Mystery Writers of America announced the 2013 Edgar Award nominations last week, including Best Novel nods for The Lost Ones by Ace Atkins, The Gods of Gotham by Lyndsay Faye, Gone Girl by Gillian Flynn, Potboiler by Jesse Kellerman, Sunset by Al Lamanda, Live by Night by Dennis Lehane, and All I Did Was Shoot My Man by Walter Mosley.
The Mysterious Galaxy Bookstore in San Diego is sponsoring a Noir at the Bar event on January 31 with readings, authors, and adult beverages at the Players Sports Bar. Featured authors will include Eric Beetner, Aaron Philip Clark, Ed LaValle, Steve Willard, and Justin Robinson.
Mysterious Press and Open Road Media are releasing twelve of James M. Cain's later works as eBooks. Cain is considered a founding father of hardboiled and noir fiction, including works such as The Postman Always Rings Twice and Double Indemnity. Among the new eBook reissues are The Moth, a sweeping tale of love, loss, and the pursuit of beauty during the Great Depression; The Magician's Wife, about a love triangle that turns fatal when a life insurance policy holds the promise of financial freedom; and Past All Dishonor, which tells the story of a Confederate spy who risks his life to win the heart of a fallen woman.
February 15 is the deadline for the Jeffrey Archer Short Story Challenge sponsored by Kobo and Curtis Brown Creative. Send in your 100-word short in any genre of fiction, and you may win the grand prize of free enrolment in an upcoming Curtis Brown online novel writing course.

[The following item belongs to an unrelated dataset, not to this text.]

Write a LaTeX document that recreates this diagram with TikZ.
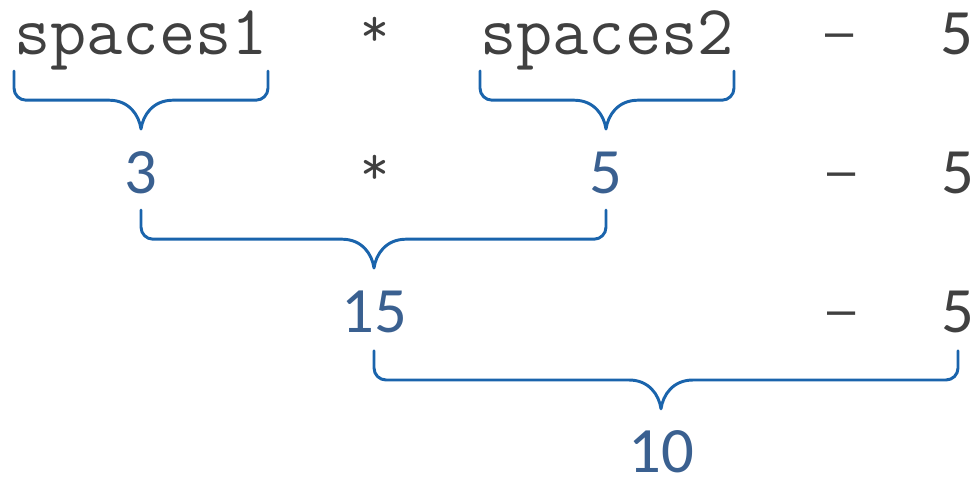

The Al Blanchard short story contest is also coming up relatively soon, with a deadline of April 30. The annual competition is sponsored by the Crime Bake Conference, although you don't have to be attending the conference to submit a story. In fact, the winner will receive free admission to the conference, among other prizes. Stories should be unpublished, no more than 5,000 words, and either by a New England author or have a New England setting.
The Q&A roundup this week includes Ian Rankin, chatting with the Wall Street Journal about bringing his popular literary creation, detective John Rebus, back to print. Also, Crimespree has been hosting a series of entertaining interviews with various authors—in Lego! The latest victim guest is Sean Chercover.
The Guardian's monthly calendar series, Poster Poems, is taking on crime and criminality. After a look at "hard-boiled" poets (François Villon and poetry from Carl Sandburg, Robert Browning, Amiri Baraka, Kenneth Patchen, Etheridge Knight, Denise Levertov, as well as prisoner-poet Richard Lovelace), readers are challenged to post their own poetic takes on all things crime in the comments.
And finally, if you love all things medical and forensic, British medical illustrator Emily Evans has created dinner plates using slides of microscopic views of real human tissues.